==== GIVEN MATERIAL

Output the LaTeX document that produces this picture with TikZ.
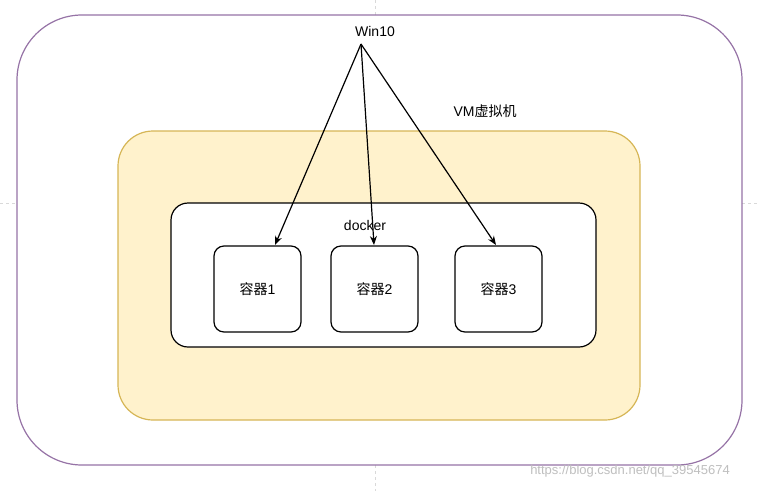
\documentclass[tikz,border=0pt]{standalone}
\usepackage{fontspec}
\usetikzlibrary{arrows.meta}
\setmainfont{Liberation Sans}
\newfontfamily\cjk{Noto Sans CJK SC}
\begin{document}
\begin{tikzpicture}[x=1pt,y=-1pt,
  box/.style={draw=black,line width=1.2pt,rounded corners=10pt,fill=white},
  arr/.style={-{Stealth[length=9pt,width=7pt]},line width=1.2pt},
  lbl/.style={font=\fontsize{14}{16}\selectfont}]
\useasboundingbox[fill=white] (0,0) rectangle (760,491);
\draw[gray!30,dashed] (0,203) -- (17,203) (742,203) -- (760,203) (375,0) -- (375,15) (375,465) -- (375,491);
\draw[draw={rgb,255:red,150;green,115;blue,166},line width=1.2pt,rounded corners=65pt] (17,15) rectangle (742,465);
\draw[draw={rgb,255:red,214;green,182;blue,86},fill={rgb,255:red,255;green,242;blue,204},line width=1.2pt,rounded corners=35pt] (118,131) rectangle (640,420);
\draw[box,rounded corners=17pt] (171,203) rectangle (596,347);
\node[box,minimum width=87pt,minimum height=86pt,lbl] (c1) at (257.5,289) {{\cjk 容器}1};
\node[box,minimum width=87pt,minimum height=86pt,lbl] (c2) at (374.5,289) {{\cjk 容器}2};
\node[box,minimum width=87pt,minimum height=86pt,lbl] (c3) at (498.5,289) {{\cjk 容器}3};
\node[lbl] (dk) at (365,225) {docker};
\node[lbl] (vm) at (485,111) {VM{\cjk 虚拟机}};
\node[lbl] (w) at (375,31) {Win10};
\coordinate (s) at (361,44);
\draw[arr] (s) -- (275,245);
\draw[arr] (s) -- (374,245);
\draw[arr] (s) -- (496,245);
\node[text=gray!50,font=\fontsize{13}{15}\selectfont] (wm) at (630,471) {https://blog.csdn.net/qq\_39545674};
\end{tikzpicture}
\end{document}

========

# TASK REQUIREMENTS
Go through the listing above and quote it exactly, apart from its images.

# FINAL RESULT
Output the LaTeX document that produces this picture with TikZ.
\documentclass[tikz,border=0pt]{standalone}
\usepackage{fontspec}
\usetikzlibrary{arrows.meta}
\setmainfont{Liberation Sans}
\newfontfamily\cjk{Noto Sans CJK SC}
\begin{document}
\begin{tikzpicture}[x=1pt,y=-1pt,
  box/.style={draw=black,line width=1.2pt,rounded corners=10pt,fill=white},
  arr/.style={-{Stealth[length=9pt,width=7pt]},line width=1.2pt},
  lbl/.style={font=\fontsize{14}{16}\selectfont}]
\useasboundingbox[fill=white] (0,0) rectangle (760,491);
\draw[gray!30,dashed] (0,203) -- (17,203) (742,203) -- (760,203) (375,0) -- (375,15) (375,465) -- (375,491);
\draw[draw={rgb,255:red,150;green,115;blue,166},line width=1.2pt,rounded corners=65pt] (17,15) rectangle (742,465);
\draw[draw={rgb,255:red,214;green,182;blue,86},fill={rgb,255:red,255;green,242;blue,204},line width=1.2pt,rounded corners=35pt] (118,131) rectangle (640,420);
\draw[box,rounded corners=17pt] (171,203) rectangle (596,347);
\node[box,minimum width=87pt,minimum height=86pt,lbl] (c1) at (257.5,289) {{\cjk 容器}1};
\node[box,minimum width=87pt,minimum height=86pt,lbl] (c2) at (374.5,289) {{\cjk 容器}2};
\node[box,minimum width=87pt,minimum height=86pt,lbl] (c3) at (498.5,289) {{\cjk 容器}3};
\node[lbl] (dk) at (365,225) {docker};
\node[lbl] (vm) at (485,111) {VM{\cjk 虚拟机}};
\node[lbl] (w) at (375,31) {Win10};
\coordinate (s) at (361,44);
\draw[arr] (s) -- (275,245);
\draw[arr] (s) -- (374,245);
\draw[arr] (s) -- (496,245);
\node[text=gray!50,font=\fontsize{13}{15}\selectfont] (wm) at (630,471) {https://blog.csdn.net/qq\_39545674};
\end{tikzpicture}
\end{document}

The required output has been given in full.